**EXERCISE PROMPT:** Retype only the lines from the one containing "What React, TypeScript" through the one containing "const capitalValue = '0,7342 X';", both included, word for word. Pictures stay out of the copy.

**SOURCE DATA:**
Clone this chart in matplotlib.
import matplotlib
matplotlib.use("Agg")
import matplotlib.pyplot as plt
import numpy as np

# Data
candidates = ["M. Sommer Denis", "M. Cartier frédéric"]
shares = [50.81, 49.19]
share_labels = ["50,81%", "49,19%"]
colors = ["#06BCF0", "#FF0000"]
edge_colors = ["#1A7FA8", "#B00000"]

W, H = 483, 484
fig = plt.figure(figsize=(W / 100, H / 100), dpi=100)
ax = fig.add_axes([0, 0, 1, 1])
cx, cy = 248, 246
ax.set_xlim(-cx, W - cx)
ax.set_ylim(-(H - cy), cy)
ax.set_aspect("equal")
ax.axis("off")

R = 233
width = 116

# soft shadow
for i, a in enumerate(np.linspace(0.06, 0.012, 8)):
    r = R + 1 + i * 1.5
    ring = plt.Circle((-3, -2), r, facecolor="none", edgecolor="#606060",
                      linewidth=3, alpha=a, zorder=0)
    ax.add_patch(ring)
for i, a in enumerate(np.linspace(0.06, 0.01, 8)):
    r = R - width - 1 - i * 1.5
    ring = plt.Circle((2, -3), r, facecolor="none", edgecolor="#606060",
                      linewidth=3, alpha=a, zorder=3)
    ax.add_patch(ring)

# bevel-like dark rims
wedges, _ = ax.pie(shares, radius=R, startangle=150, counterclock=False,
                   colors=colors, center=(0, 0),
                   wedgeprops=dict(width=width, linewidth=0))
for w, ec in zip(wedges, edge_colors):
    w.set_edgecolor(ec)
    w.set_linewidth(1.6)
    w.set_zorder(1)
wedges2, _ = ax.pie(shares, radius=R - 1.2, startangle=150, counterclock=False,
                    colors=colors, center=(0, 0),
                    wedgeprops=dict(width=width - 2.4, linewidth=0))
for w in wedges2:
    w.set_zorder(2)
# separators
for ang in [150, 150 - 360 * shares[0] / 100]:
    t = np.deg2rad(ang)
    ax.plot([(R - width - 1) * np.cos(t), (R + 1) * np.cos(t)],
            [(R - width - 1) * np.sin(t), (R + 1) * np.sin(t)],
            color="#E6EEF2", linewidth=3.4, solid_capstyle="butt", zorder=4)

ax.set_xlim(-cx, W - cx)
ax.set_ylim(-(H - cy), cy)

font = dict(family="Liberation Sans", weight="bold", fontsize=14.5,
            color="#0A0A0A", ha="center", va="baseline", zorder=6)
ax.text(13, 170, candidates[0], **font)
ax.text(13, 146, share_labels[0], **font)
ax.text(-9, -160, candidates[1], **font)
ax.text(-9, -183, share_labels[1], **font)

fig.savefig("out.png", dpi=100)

---

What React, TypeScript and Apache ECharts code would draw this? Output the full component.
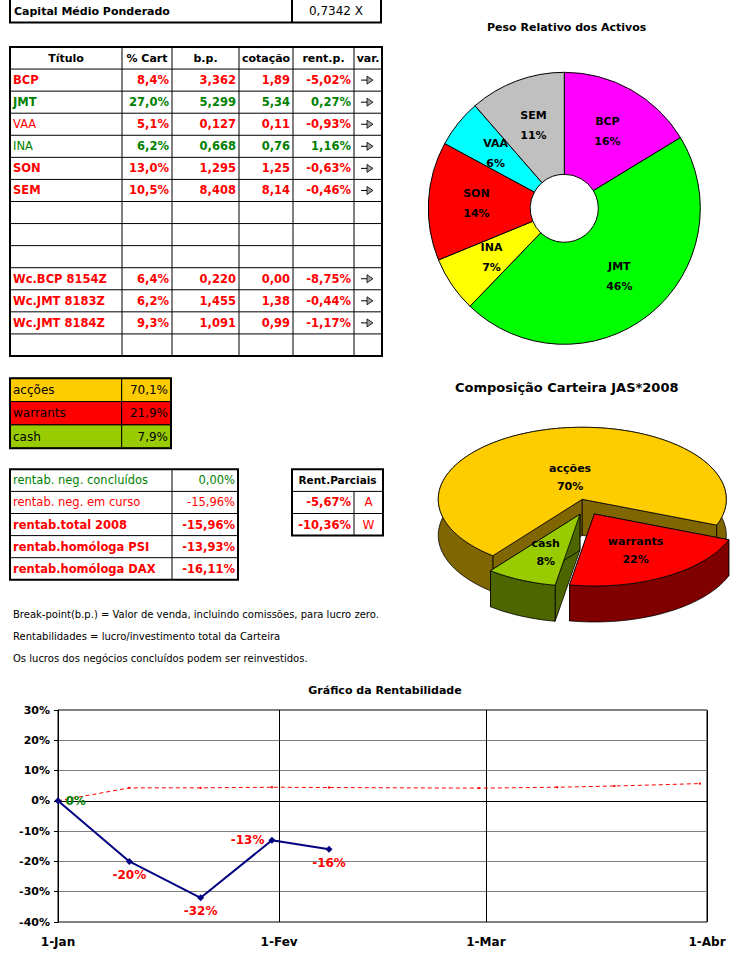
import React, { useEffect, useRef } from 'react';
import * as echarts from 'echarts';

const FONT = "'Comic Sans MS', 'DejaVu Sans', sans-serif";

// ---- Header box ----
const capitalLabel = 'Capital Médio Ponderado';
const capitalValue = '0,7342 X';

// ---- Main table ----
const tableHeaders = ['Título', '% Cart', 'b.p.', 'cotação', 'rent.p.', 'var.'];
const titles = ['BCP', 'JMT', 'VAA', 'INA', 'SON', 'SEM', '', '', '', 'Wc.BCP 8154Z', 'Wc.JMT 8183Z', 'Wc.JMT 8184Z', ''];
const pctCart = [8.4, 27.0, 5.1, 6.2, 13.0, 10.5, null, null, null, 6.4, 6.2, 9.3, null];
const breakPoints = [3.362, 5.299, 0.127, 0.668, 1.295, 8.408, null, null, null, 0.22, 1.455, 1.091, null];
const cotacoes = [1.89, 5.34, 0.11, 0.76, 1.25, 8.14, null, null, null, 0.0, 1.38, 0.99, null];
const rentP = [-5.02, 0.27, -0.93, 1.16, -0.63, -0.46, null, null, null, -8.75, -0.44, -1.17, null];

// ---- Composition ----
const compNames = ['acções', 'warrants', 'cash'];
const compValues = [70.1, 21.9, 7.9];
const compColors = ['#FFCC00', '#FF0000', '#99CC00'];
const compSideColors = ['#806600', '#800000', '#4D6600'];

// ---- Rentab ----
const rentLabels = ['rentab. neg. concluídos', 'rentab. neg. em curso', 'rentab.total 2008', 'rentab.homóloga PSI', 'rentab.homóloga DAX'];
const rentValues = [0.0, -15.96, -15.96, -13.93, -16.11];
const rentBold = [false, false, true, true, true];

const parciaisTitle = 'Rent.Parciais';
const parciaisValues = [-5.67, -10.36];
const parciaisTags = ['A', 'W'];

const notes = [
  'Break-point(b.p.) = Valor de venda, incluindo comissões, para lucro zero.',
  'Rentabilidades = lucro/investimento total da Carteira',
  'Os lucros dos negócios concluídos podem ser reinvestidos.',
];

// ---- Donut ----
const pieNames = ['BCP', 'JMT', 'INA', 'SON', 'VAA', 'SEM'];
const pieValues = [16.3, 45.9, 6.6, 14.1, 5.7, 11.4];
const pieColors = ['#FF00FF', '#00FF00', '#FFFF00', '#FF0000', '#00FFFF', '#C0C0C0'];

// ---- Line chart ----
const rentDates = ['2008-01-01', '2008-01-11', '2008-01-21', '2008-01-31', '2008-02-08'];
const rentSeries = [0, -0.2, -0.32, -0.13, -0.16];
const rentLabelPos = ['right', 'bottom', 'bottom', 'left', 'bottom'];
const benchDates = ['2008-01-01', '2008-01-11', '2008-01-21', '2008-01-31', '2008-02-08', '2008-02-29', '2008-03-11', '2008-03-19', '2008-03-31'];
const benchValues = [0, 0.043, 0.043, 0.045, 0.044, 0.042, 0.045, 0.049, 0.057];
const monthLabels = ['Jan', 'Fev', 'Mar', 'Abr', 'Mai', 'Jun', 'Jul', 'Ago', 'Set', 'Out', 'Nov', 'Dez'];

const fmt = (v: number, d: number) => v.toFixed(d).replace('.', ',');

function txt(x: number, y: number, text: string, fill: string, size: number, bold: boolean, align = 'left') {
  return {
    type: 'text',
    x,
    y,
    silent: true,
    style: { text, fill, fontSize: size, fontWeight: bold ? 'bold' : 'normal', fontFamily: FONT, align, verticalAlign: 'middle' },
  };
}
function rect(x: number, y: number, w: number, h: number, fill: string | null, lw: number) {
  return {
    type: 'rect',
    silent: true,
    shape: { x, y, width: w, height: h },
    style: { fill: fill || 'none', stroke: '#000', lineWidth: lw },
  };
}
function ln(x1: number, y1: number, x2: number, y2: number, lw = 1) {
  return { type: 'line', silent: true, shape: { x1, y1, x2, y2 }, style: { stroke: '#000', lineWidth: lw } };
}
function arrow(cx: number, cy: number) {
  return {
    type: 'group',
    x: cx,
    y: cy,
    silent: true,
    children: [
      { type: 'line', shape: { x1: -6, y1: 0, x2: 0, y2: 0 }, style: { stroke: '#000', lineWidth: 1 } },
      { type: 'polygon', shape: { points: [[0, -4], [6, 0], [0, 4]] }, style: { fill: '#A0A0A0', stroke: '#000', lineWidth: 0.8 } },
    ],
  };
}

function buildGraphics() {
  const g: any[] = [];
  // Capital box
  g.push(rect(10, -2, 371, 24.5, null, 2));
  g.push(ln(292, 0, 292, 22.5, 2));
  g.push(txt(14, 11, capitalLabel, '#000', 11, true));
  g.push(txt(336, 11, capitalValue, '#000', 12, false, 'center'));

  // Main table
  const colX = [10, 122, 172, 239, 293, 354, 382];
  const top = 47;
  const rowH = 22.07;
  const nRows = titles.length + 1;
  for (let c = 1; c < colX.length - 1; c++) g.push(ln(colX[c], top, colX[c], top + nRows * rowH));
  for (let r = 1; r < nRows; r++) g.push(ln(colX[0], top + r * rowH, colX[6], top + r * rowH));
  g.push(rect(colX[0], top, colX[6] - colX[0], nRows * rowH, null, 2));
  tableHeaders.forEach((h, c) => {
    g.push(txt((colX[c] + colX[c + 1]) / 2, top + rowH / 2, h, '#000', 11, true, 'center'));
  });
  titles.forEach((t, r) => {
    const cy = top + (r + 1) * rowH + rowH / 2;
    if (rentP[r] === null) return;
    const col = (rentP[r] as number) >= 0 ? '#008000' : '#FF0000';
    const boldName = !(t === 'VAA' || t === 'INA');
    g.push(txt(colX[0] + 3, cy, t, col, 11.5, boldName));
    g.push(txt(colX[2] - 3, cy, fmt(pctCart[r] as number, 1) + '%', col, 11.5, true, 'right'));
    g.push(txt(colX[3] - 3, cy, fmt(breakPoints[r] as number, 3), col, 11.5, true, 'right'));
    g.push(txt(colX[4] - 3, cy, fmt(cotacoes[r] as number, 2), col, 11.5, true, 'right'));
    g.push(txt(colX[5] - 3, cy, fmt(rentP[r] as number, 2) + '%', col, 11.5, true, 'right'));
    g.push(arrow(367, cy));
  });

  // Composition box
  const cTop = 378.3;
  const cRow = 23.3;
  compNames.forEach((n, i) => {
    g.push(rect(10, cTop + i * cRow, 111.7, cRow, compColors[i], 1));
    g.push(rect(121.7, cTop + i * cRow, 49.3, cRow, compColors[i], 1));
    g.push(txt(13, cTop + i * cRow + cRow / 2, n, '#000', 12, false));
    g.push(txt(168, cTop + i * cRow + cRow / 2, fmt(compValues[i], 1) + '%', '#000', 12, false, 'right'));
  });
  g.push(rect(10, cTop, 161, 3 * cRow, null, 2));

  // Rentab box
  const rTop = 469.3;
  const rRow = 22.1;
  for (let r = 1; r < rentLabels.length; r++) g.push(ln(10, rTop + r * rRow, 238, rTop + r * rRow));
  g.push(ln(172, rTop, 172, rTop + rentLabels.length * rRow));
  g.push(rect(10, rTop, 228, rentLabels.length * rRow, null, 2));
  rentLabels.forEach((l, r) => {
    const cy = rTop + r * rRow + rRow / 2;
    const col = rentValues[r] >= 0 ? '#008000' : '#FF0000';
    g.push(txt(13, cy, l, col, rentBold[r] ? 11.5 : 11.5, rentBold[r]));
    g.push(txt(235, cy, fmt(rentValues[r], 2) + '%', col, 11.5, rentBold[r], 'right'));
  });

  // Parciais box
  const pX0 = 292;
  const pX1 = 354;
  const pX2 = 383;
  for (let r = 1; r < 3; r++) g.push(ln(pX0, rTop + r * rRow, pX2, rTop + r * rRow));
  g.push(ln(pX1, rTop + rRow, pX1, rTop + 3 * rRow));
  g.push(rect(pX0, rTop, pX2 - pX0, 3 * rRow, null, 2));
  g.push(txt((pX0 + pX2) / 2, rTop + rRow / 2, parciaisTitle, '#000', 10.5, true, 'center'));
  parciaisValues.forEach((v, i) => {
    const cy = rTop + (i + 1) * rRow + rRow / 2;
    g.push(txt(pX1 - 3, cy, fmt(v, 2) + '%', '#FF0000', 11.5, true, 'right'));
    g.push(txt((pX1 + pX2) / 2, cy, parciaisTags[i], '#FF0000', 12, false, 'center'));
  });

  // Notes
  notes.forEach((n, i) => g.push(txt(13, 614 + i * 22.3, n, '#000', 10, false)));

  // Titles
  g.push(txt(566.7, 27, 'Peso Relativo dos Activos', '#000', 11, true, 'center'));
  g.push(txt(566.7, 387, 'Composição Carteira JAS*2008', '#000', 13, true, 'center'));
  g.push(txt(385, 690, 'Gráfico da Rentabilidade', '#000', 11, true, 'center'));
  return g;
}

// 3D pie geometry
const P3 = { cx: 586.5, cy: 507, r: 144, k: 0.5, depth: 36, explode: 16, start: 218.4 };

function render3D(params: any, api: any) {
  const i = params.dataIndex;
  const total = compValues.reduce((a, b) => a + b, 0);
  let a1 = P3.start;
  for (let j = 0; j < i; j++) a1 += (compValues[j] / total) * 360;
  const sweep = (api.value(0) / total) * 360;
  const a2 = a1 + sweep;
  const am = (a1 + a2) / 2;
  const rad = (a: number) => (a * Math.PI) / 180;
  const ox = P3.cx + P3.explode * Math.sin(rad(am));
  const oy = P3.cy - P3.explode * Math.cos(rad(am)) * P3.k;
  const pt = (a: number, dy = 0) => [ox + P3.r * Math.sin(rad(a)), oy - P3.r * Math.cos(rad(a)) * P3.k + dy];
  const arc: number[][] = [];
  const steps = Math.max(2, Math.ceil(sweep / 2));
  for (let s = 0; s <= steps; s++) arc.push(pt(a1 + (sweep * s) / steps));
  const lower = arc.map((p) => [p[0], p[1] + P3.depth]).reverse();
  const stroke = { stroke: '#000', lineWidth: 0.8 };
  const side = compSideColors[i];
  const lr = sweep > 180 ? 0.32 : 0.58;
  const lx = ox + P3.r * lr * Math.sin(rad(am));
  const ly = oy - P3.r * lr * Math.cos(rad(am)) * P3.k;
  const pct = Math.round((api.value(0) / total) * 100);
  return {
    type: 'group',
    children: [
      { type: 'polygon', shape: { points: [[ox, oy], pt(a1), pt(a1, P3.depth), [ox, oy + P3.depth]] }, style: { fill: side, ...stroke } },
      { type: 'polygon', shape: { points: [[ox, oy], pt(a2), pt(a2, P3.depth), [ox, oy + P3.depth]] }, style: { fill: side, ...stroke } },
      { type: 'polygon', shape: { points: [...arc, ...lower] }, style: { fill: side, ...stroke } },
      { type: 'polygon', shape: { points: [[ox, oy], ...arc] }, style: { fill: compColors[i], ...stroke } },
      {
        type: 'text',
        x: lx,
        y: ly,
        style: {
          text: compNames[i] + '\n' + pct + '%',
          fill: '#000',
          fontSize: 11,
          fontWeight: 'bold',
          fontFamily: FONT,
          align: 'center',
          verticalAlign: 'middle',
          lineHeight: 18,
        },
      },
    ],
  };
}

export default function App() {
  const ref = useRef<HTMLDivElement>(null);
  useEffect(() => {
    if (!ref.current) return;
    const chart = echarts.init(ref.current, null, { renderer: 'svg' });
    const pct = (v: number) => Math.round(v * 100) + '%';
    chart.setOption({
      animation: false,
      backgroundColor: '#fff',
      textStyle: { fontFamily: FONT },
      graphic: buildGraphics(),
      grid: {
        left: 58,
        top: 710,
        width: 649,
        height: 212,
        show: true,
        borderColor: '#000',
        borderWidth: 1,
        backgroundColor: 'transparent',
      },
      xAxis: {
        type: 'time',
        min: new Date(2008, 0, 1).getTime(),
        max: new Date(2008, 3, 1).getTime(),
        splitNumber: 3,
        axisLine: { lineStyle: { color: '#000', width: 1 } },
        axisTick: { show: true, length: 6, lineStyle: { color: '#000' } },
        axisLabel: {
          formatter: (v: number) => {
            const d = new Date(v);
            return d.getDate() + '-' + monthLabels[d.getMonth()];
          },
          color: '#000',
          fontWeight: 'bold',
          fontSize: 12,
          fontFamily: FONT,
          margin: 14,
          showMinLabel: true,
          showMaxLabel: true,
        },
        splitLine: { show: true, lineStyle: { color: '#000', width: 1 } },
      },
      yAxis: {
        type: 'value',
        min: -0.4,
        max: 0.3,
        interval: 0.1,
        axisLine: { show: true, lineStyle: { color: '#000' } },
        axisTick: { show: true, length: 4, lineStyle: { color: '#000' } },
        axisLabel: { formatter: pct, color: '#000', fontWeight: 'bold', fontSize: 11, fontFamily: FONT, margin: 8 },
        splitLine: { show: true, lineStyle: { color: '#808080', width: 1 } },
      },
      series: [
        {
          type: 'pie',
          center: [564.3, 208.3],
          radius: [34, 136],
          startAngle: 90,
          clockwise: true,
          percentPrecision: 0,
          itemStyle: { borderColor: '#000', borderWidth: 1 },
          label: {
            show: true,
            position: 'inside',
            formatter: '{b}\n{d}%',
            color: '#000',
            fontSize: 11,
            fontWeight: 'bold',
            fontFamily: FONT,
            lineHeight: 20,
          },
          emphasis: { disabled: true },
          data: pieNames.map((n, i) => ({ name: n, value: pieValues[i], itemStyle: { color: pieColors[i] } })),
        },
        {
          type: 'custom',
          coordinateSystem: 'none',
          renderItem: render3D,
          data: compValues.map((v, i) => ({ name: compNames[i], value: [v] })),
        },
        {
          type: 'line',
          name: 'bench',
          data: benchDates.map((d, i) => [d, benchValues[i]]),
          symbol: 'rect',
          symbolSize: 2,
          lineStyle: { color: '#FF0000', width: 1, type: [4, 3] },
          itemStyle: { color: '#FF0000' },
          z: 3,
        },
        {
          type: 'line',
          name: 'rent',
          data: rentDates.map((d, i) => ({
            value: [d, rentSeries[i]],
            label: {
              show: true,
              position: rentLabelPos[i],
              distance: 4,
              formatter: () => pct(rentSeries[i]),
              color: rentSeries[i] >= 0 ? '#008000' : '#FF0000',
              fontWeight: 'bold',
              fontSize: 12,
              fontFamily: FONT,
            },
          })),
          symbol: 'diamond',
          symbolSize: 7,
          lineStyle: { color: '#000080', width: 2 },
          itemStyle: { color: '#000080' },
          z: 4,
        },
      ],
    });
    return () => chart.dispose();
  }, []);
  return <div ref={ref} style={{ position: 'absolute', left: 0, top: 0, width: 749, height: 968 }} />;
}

==

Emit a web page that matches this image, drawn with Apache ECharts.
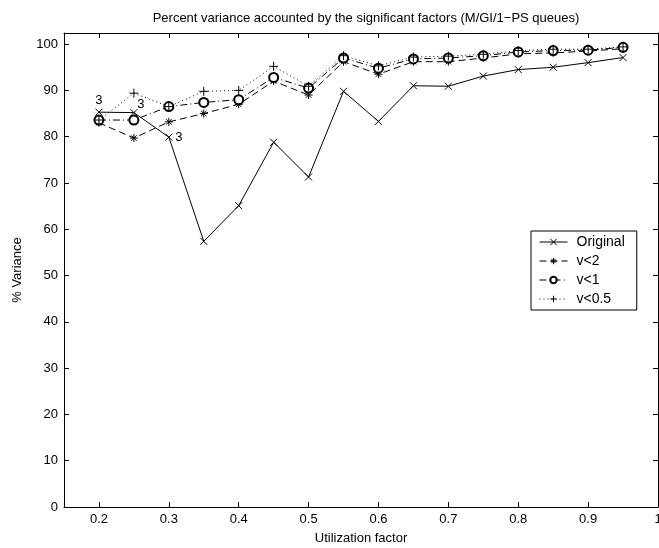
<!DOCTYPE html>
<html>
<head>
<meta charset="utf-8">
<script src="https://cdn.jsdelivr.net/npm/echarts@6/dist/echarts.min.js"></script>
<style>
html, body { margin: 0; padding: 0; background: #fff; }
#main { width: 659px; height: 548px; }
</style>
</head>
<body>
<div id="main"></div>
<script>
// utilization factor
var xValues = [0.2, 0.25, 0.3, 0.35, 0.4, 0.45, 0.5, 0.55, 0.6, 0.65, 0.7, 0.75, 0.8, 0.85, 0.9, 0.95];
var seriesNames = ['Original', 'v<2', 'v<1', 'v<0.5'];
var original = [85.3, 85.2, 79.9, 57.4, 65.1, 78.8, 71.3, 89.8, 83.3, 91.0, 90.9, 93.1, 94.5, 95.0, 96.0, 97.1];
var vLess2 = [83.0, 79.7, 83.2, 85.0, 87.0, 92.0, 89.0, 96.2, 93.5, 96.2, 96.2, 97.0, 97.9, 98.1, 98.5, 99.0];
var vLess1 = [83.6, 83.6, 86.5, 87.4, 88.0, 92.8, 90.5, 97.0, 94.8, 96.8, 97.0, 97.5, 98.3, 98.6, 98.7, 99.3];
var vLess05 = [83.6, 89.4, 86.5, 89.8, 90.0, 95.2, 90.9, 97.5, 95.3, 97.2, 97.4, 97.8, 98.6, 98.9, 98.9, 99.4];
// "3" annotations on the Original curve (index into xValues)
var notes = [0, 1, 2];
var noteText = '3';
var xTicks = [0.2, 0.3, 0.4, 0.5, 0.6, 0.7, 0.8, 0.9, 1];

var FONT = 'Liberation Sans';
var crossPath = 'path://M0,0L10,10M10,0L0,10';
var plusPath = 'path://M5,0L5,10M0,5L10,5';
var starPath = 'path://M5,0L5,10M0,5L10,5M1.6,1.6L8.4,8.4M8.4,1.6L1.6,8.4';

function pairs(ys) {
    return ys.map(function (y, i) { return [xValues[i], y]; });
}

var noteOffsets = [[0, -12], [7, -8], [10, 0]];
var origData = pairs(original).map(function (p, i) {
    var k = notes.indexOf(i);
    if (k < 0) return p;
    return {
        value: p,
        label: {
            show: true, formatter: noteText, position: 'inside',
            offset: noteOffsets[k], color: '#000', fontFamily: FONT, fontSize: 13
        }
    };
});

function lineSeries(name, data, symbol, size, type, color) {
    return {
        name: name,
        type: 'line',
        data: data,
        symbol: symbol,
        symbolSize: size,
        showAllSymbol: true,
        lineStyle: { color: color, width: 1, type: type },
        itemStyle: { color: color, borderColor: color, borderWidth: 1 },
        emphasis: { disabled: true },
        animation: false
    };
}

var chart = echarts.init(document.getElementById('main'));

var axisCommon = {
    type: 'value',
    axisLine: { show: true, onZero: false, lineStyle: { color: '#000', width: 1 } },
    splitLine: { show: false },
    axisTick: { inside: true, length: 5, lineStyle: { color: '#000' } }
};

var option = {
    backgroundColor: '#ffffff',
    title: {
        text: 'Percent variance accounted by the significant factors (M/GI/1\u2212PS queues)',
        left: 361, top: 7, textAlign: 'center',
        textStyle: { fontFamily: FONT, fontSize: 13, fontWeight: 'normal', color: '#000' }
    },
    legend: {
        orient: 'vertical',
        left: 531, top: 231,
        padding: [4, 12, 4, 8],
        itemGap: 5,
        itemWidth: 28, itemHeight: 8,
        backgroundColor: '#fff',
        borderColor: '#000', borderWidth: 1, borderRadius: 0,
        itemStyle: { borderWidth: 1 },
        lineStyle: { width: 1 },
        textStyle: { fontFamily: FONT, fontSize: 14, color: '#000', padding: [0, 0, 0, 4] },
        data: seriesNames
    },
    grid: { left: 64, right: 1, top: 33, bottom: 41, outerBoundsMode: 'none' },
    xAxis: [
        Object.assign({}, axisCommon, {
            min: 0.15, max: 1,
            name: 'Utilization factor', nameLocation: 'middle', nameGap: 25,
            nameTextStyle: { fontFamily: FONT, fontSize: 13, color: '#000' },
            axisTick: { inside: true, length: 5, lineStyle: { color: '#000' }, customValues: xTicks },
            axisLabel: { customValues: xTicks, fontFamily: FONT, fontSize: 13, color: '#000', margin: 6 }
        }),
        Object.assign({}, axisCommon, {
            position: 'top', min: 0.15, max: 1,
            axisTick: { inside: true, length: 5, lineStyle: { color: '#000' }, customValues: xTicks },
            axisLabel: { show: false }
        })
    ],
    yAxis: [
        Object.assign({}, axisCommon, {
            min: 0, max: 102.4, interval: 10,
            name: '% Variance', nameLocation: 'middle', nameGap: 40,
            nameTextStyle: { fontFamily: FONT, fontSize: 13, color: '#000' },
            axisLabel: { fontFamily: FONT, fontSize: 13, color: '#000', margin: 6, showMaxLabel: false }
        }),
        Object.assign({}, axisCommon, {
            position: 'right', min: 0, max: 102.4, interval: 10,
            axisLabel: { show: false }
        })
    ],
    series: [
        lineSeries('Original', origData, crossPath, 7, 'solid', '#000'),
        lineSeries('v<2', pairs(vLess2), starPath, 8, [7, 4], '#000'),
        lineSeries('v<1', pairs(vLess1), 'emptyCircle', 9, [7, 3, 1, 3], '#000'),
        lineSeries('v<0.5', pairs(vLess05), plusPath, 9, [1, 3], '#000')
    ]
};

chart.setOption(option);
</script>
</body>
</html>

**EXERCISE ANSWER:**
What React, TypeScript and Apache ECharts code would draw this? Output the full component.
import React, { useEffect, useRef } from 'react';
import * as echarts from 'echarts';

const FONT = "'Comic Sans MS', 'DejaVu Sans', sans-serif";

// ---- Header box ----
const capitalLabel = 'Capital Médio Ponderado';
const capitalValue = '0,7342 X';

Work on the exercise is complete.